L2 is essentially just an SP, since it has activating input but no depolarizing input (basal or apical) as L4 does.

Each SP column must have a receptive field – a set of encoder bits in the common case, but in this case its a set of “predictedActiveCells” from L4. Each SP column’s receptive field has some number of its bits active, in this case all those contained in “activeCells” from L4.

So outputs from L4 to L2 (“activeCells” & “predictedActiveCells”) should be arrays of shape (2048, 32), while the outputs of L2 (“apicalInput” to L4) should be an array of share (2048,1).

1 Like

Hi david, this might be helpful.
Column is the macro-column (in Wikipedia also known as hypercolumn). In HTM context, the cortical layer is also known as HTM region.

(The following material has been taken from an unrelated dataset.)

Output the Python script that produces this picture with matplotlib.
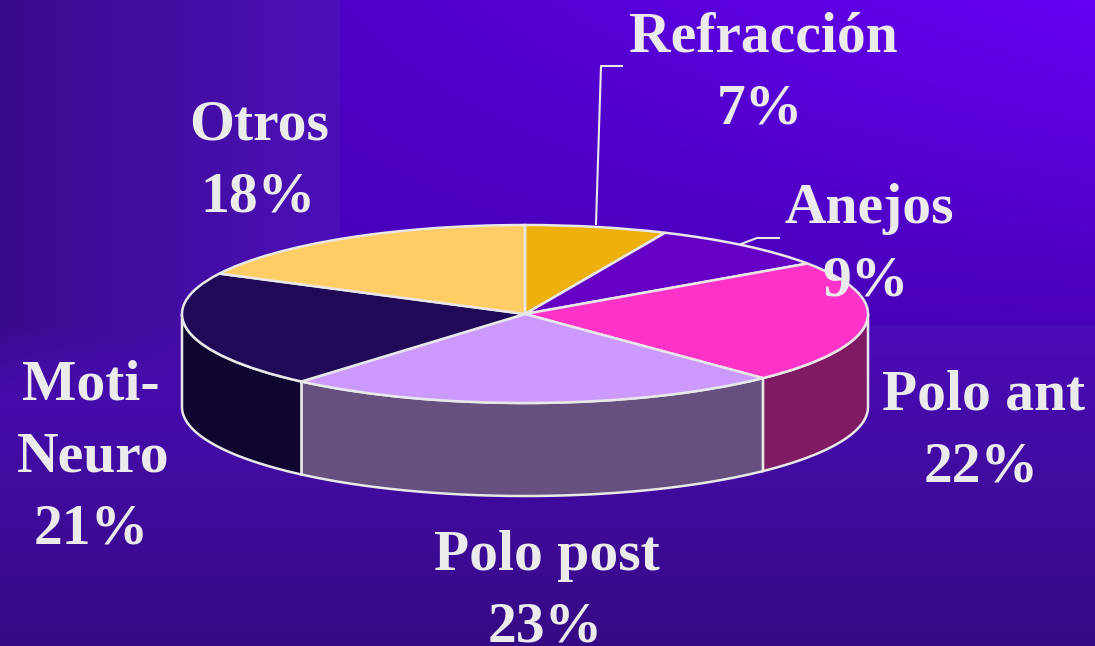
import numpy as np
import matplotlib
matplotlib.use("Agg")
import matplotlib.pyplot as plt
from matplotlib.colors import to_rgb

W, H = 1095, 646

names = ["Refracción", "Anejos", "Polo ant", "Polo post", "Moti-\nNeuro", "Otros"]
percents = [7, 9, 22, 23, 21, 18]
# slice sizes as measured on the drawn pie, the printed percents are rounded
slices = [6.7, 8.7, 22.4, 23.5, 21.2, 17.5]
top_colors = ["#eeb00c", "#6600c4", "#ff33c8", "#cc99ff", "#200a58", "#ffcc66"]
side_colors = ["#b08008", "#4b0090", "#7f1a63", "#65507f", "#10052e", "#b89040"]
# centre x and baseline y of every text line, in pixels
label_lines = [[(763, 51), (760, 123)],
               [(869, 223), (866, 295)],
               [(984, 409), (981, 481)],
               [(547, 570), (545, 641)],
               [(91, 399), (93, 471), (91, 543)],
               [(259, 139), (258, 211)]]
EDGE = "#e8e8e8"
TEXT = "#ebebeb"

def lerp(c0, c1, t):
    return np.asarray(to_rgb(c0)) * (1 - t)[..., None] + np.asarray(to_rgb(c1)) * t[..., None]

# background made of gradient patches, with the visible seams of the original
yy, xx = np.mgrid[0:H, 0:W] + 0.5
bg = lerp("#4b0cb8", "#360a85", np.clip((yy - 325) / 321, 0, 1))
left = xx < 340
up_left = lerp("#3a0a8c", "#4c10b8", xx / 340)
mix = np.clip((yy - 325) / 75, 0, 1)[..., None]
blended = up_left * (1 - mix) + bg * mix
mask = left & (yy < 400)
bg[mask] = blended[mask]
top_row = lerp("#5000c8", "#6600f5", (xx - 340) / 755)
bot_row = lerp("#4700b8", "#4a00b8", (xx - 340) / 755)
t = (yy / 325)[..., None]
main = top_row * (1 - t) + bot_row * t
up_right = (xx >= 340) & (yy < 325)
bg[up_right] = main[up_right]

fig = plt.figure(figsize=(W / 100, H / 100), dpi=100)
back = fig.add_axes([0, 0, 1, 1], zorder=0)
back.imshow(bg, extent=(0, W, H, 0), aspect="auto", interpolation="bilinear")
back.axis("off")

# pie axes: the box of the ellipse, so the circle gets squashed by the axes
x0, x1, y0, y1 = 182, 868, 225, 403
ax = fig.add_axes([x0 / W, 1 - y1 / H, (x1 - x0) / W, (y1 - y0) / H], zorder=1)
wedges, _ = ax.pie(slices, colors=top_colors, startangle=90, counterclock=False, radius=1,
                   wedgeprops=dict(edgecolor=EDGE, linewidth=1.8, clip_on=False, zorder=3))
ax.set_aspect("auto")
ax.set_xlim(-1, 1)
ax.set_ylim(-1, 1)

# side wall, only the front half of the rim shows
depth = 93 / 89
ends = np.cumsum(slices) / np.sum(slices) * 360
starts = ends - np.array(slices) / np.sum(slices) * 360
for a, b, col in zip(starts, ends, side_colors):
    a, b = max(a, 90), min(b, 270)
    if a >= b:
        continue
    th = np.radians(np.linspace(a, b, 80))
    xs = np.sin(th)
    ys = np.cos(th)
    ax.fill(np.r_[xs, xs[::-1]], np.r_[ys, ys[::-1] - depth], facecolor=col,
            edgecolor=EDGE, linewidth=1.8, clip_on=False, zorder=2)

over = fig.add_axes([0, 0, 1, 1], zorder=2)
over.set_xlim(0, W)
over.set_ylim(H, 0)
over.axis("off")

# leader lines
over.plot([596, 601, 622], [224, 66, 66], color=EDGE, lw=1.5)
over.plot([741, 757, 779], [244, 238, 238], color=EDGE, lw=1.5)

for name, v, lines in zip(names, percents, label_lines):
    parts = name.split("\n") + [f"{v}%"]
    for s, (x, y) in zip(parts, lines):
        over.text(x, y, s, ha="center", va="baseline", color=TEXT, fontsize=41.5,
                  family="Liberation Serif", fontweight="bold")

fig.savefig("out.png", dpi=100)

In HTM we create the slice of the neocortex called HTM region (or HTM layer) that consists of a set of mini-column, that consists of a set of HTM (pyramidal neurons) neurons. HTM Network connects HTM regions (HTM Layes) to the larger entities called columns (marco-columns).
Please note that most of technical HTM documentation and HTM papers very often use a term ‘column’, instead of mini-column. This is sometimes confusing, but, when talking about SP and TM, we almost always mean mini-column.

3 Likes

sheiser1,

Did you mean that?
Here arrays of shape ( number of rows=2048, number of columns=32)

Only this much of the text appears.